:: GIVEN PROBLEM ::
Drop every picture, then transcribe the remaining data exactly.
-- Start of SOURCE DATA --
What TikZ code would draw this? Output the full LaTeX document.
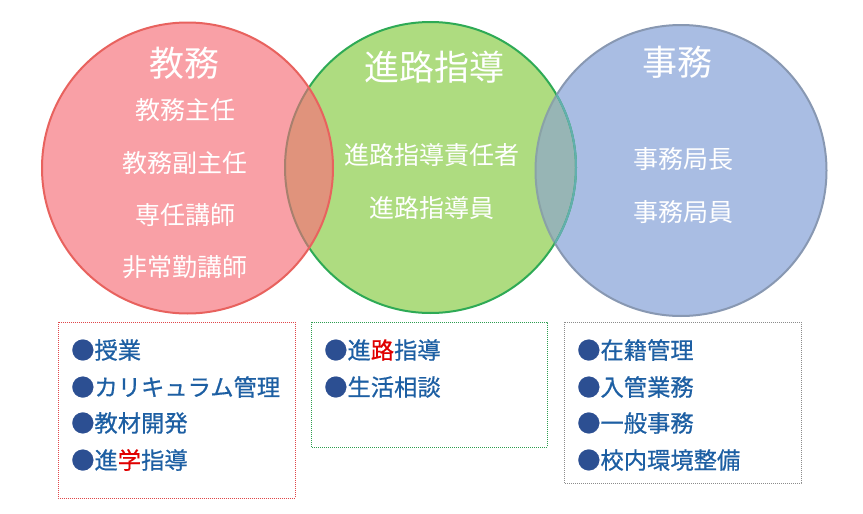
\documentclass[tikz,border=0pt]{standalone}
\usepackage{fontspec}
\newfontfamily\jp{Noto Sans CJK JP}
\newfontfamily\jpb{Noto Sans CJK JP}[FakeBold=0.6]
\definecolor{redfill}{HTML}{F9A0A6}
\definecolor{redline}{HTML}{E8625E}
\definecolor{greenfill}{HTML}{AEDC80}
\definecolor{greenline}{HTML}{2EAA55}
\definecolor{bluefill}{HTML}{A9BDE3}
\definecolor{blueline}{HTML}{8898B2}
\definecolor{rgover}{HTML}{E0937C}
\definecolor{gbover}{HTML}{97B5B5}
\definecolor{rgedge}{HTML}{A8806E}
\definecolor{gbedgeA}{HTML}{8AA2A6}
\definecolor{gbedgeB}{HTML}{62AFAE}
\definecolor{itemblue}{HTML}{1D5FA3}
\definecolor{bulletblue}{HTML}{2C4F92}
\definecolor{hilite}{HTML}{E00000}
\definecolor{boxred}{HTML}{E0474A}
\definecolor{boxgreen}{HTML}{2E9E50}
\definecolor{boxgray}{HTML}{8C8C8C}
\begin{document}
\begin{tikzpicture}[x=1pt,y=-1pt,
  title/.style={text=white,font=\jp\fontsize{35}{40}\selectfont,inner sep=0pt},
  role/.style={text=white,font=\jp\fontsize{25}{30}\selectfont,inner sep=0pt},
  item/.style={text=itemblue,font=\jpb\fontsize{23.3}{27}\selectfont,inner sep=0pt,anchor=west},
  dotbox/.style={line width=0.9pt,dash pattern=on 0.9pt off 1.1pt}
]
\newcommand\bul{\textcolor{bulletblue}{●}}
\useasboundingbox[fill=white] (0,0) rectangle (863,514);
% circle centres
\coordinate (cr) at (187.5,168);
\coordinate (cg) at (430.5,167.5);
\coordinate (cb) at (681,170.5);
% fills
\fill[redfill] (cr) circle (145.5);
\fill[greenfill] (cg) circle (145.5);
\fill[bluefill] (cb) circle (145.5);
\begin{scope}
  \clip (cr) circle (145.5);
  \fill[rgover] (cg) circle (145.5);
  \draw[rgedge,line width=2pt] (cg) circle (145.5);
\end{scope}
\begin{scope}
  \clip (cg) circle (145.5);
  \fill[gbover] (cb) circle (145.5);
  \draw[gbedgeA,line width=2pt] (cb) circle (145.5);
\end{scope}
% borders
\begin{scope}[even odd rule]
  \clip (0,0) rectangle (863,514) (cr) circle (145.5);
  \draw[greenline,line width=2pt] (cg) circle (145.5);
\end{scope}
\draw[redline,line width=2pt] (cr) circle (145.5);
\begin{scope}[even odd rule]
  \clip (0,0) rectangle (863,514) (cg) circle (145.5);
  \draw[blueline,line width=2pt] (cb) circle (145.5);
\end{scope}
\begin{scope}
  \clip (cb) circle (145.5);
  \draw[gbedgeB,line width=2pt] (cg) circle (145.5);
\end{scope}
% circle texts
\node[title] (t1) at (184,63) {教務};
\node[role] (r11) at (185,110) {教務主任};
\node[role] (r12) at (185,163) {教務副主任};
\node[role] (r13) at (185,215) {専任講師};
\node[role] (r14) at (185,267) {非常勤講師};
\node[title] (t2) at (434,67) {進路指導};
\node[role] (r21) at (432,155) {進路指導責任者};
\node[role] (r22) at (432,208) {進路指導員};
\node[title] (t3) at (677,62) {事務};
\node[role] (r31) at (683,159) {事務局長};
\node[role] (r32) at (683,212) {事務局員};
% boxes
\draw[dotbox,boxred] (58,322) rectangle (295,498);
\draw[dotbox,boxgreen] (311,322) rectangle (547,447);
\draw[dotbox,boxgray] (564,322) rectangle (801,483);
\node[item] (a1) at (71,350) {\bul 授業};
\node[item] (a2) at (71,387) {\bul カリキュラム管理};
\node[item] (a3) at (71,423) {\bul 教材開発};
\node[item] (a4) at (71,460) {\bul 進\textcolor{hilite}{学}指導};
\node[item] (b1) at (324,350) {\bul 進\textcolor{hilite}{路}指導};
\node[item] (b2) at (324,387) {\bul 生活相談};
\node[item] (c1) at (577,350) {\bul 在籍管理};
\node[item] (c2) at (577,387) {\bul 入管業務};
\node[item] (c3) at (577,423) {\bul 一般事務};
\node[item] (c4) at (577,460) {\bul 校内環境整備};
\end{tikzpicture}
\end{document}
-- End of SOURCE DATA --
:: THE COMPLETED TASK ::
What TikZ code would draw this? Output the full LaTeX document.
\documentclass[tikz,border=0pt]{standalone}
\usepackage{fontspec}
\newfontfamily\jp{Noto Sans CJK JP}
\newfontfamily\jpb{Noto Sans CJK JP}[FakeBold=0.6]
\definecolor{redfill}{HTML}{F9A0A6}
\definecolor{redline}{HTML}{E8625E}
\definecolor{greenfill}{HTML}{AEDC80}
\definecolor{greenline}{HTML}{2EAA55}
\definecolor{bluefill}{HTML}{A9BDE3}
\definecolor{blueline}{HTML}{8898B2}
\definecolor{rgover}{HTML}{E0937C}
\definecolor{gbover}{HTML}{97B5B5}
\definecolor{rgedge}{HTML}{A8806E}
\definecolor{gbedgeA}{HTML}{8AA2A6}
\definecolor{gbedgeB}{HTML}{62AFAE}
\definecolor{itemblue}{HTML}{1D5FA3}
\definecolor{bulletblue}{HTML}{2C4F92}
\definecolor{hilite}{HTML}{E00000}
\definecolor{boxred}{HTML}{E0474A}
\definecolor{boxgreen}{HTML}{2E9E50}
\definecolor{boxgray}{HTML}{8C8C8C}
\begin{document}
\begin{tikzpicture}[x=1pt,y=-1pt,
  title/.style={text=white,font=\jp\fontsize{35}{40}\selectfont,inner sep=0pt},
  role/.style={text=white,font=\jp\fontsize{25}{30}\selectfont,inner sep=0pt},
  item/.style={text=itemblue,font=\jpb\fontsize{23.3}{27}\selectfont,inner sep=0pt,anchor=west},
  dotbox/.style={line width=0.9pt,dash pattern=on 0.9pt off 1.1pt}
]
\newcommand\bul{\textcolor{bulletblue}{●}}
\useasboundingbox[fill=white] (0,0) rectangle (863,514);
% circle centres
\coordinate (cr) at (187.5,168);
\coordinate (cg) at (430.5,167.5);
\coordinate (cb) at (681,170.5);
% fills
\fill[redfill] (cr) circle (145.5);
\fill[greenfill] (cg) circle (145.5);
\fill[bluefill] (cb) circle (145.5);
\begin{scope}
  \clip (cr) circle (145.5);
  \fill[rgover] (cg) circle (145.5);
  \draw[rgedge,line width=2pt] (cg) circle (145.5);
\end{scope}
\begin{scope}
  \clip (cg) circle (145.5);
  \fill[gbover] (cb) circle (145.5);
  \draw[gbedgeA,line width=2pt] (cb) circle (145.5);
\end{scope}
% borders
\begin{scope}[even odd rule]
  \clip (0,0) rectangle (863,514) (cr) circle (145.5);
  \draw[greenline,line width=2pt] (cg) circle (145.5);
\end{scope}
\draw[redline,line width=2pt] (cr) circle (145.5);
\begin{scope}[even odd rule]
  \clip (0,0) rectangle (863,514) (cg) circle (145.5);
  \draw[blueline,line width=2pt] (cb) circle (145.5);
\end{scope}
\begin{scope}
  \clip (cb) circle (145.5);
  \draw[gbedgeB,line width=2pt] (cg) circle (145.5);
\end{scope}
% circle texts
\node[title] (t1) at (184,63) {教務};
\node[role] (r11) at (185,110) {教務主任};
\node[role] (r12) at (185,163) {教務副主任};
\node[role] (r13) at (185,215) {専任講師};
\node[role] (r14) at (185,267) {非常勤講師};
\node[title] (t2) at (434,67) {進路指導};
\node[role] (r21) at (432,155) {進路指導責任者};
\node[role] (r22) at (432,208) {進路指導員};
\node[title] (t3) at (677,62) {事務};
\node[role] (r31) at (683,159) {事務局長};
\node[role] (r32) at (683,212) {事務局員};
% boxes
\draw[dotbox,boxred] (58,322) rectangle (295,498);
\draw[dotbox,boxgreen] (311,322) rectangle (547,447);
\draw[dotbox,boxgray] (564,322) rectangle (801,483);
\node[item] (a1) at (71,350) {\bul 授業};
\node[item] (a2) at (71,387) {\bul カリキュラム管理};
\node[item] (a3) at (71,423) {\bul 教材開発};
\node[item] (a4) at (71,460) {\bul 進\textcolor{hilite}{学}指導};
\node[item] (b1) at (324,350) {\bul 進\textcolor{hilite}{路}指導};
\node[item] (b2) at (324,387) {\bul 生活相談};
\node[item] (c1) at (577,350) {\bul 在籍管理};
\node[item] (c2) at (577,387) {\bul 入管業務};
\node[item] (c3) at (577,423) {\bul 一般事務};
\node[item] (c4) at (577,460) {\bul 校内環境整備};
\end{tikzpicture}
\end{document}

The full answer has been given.